» **Information given**:

------------------------------------------------

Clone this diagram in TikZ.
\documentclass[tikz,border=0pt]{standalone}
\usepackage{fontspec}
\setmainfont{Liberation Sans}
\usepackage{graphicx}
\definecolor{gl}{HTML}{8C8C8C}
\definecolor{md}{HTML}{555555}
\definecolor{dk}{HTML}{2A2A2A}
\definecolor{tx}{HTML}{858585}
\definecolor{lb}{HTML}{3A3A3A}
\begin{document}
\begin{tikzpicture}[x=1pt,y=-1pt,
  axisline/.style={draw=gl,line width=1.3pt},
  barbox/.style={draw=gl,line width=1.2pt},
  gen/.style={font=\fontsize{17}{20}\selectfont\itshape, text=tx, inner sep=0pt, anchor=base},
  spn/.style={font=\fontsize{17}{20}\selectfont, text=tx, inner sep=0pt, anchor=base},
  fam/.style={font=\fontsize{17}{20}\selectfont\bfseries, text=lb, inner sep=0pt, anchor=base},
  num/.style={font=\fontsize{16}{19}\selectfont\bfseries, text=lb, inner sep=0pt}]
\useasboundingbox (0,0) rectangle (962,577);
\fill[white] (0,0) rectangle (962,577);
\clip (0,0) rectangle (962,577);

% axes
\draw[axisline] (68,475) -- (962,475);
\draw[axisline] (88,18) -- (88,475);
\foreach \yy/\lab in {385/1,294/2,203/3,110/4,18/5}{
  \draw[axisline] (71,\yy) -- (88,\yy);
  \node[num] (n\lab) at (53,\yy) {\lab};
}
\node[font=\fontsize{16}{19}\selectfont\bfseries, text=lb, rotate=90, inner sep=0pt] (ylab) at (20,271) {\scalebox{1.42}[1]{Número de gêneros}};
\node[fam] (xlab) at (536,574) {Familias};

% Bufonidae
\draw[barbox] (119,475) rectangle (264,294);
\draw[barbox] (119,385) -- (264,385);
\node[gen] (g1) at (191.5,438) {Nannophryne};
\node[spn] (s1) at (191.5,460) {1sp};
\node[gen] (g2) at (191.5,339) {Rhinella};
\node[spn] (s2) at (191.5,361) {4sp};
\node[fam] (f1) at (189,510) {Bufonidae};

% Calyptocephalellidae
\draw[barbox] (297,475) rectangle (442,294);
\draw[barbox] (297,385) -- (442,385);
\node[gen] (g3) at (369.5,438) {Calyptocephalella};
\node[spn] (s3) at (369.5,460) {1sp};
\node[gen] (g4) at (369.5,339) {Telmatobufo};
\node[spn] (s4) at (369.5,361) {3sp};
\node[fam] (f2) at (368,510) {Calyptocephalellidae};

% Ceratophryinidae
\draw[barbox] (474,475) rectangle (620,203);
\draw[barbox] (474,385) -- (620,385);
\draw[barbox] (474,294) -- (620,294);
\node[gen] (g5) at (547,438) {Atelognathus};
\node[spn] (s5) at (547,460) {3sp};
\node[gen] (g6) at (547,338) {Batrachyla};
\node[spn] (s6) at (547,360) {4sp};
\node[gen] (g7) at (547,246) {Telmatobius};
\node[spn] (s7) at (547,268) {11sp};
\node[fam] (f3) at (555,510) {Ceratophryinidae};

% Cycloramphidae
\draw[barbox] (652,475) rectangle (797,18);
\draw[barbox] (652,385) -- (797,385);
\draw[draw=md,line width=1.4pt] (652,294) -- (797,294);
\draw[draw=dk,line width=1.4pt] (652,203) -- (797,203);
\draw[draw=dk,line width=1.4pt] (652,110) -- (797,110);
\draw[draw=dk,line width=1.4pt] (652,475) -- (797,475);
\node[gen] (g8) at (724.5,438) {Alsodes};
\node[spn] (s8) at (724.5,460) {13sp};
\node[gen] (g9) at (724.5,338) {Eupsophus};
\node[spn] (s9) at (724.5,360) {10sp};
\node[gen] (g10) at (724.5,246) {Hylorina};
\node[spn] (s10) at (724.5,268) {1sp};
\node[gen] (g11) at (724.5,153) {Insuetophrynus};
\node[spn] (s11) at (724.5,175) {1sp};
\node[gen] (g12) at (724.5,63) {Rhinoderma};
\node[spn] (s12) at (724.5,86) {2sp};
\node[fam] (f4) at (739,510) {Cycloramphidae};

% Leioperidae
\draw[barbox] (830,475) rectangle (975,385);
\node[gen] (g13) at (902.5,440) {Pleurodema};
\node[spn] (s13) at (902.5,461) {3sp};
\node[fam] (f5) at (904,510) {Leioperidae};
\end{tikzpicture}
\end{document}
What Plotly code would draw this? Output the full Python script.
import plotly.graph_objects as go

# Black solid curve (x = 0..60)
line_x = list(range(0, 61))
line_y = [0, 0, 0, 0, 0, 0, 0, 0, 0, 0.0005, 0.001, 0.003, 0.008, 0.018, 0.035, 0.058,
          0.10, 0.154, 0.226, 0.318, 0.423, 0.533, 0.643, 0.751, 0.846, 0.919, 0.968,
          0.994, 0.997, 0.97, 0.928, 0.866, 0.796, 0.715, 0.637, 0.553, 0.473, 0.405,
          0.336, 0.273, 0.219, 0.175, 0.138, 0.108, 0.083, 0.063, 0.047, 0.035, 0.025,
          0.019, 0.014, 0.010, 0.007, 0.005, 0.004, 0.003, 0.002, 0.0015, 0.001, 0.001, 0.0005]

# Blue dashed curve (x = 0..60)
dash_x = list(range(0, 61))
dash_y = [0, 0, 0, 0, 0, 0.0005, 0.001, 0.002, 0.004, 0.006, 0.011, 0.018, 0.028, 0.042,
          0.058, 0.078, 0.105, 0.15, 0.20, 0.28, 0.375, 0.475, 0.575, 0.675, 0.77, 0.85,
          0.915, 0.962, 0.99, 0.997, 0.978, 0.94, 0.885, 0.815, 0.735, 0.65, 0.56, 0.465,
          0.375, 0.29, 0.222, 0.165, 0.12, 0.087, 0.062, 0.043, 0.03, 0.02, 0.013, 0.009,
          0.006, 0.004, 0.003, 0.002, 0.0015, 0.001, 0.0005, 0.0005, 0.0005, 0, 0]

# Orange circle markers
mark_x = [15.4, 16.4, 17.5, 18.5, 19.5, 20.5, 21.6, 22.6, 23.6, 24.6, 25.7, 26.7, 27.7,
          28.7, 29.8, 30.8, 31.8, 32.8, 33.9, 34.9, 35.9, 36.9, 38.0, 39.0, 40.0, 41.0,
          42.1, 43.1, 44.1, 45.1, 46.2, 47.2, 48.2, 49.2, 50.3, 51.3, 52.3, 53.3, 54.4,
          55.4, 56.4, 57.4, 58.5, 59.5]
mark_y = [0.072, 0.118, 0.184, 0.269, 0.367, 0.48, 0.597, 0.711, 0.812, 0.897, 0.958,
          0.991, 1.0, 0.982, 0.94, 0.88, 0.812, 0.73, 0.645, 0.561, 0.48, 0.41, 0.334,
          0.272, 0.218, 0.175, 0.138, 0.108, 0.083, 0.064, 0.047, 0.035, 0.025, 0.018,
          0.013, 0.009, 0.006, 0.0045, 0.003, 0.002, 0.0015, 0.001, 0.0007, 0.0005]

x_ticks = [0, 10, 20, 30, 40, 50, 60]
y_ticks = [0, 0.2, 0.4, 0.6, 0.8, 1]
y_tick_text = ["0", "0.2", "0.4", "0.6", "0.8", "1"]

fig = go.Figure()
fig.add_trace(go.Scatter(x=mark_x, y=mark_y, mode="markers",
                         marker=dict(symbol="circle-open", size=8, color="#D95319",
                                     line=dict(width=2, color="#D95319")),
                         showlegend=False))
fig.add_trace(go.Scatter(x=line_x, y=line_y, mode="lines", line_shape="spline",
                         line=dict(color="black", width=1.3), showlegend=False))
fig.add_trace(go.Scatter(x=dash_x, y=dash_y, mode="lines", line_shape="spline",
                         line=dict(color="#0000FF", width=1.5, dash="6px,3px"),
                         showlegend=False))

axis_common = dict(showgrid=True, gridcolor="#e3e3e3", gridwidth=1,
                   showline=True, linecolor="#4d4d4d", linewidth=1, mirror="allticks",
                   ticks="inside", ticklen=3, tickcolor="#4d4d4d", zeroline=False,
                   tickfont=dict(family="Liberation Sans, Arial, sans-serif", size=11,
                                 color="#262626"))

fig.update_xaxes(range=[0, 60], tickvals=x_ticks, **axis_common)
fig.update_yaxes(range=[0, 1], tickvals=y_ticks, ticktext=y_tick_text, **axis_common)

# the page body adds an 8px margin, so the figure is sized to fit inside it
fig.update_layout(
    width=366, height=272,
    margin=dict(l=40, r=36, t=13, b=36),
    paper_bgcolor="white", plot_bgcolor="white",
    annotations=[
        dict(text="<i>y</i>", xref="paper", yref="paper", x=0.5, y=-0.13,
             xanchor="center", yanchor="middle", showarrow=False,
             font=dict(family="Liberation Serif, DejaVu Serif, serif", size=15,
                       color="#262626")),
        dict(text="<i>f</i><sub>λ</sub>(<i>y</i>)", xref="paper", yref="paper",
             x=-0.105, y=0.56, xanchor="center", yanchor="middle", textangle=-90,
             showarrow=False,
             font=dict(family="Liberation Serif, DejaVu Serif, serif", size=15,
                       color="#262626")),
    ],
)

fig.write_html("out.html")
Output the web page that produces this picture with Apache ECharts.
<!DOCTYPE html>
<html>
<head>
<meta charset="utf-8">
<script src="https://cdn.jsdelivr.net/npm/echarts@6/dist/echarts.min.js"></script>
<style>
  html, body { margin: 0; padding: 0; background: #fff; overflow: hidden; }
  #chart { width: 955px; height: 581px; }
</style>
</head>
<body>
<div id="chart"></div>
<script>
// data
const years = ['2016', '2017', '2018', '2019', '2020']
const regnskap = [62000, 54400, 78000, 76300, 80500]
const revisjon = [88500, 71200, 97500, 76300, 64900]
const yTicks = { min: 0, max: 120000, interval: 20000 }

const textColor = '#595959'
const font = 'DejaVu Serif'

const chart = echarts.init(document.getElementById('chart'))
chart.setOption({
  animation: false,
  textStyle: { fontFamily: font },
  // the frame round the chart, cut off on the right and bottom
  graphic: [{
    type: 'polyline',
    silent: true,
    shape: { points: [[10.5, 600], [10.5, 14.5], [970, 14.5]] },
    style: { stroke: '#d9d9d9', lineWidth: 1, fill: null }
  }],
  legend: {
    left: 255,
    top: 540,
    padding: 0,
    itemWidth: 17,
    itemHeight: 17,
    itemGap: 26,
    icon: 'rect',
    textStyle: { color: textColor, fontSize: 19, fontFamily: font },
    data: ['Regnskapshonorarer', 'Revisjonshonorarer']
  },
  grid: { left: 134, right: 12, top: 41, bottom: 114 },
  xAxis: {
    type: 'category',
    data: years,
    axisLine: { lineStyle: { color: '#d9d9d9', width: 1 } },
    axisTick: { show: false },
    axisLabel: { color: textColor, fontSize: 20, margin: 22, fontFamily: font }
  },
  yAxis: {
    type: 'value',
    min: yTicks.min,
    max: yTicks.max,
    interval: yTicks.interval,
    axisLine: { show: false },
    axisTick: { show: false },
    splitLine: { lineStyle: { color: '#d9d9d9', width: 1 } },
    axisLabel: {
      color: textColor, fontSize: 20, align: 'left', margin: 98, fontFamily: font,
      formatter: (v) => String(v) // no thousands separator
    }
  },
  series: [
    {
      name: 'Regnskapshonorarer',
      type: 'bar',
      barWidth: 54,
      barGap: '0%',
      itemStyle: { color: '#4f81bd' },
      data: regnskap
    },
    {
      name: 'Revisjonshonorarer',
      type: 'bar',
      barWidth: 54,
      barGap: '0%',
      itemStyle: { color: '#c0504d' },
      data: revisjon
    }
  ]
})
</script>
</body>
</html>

------------------------------------------------

» **Task statement**:
Locate the word "Output" in the data above. Copy every line carrying it.

» **Solved problem**:
What Plotly code would draw this? Output the full Python script.
Output the web page that produces this picture with Apache ECharts.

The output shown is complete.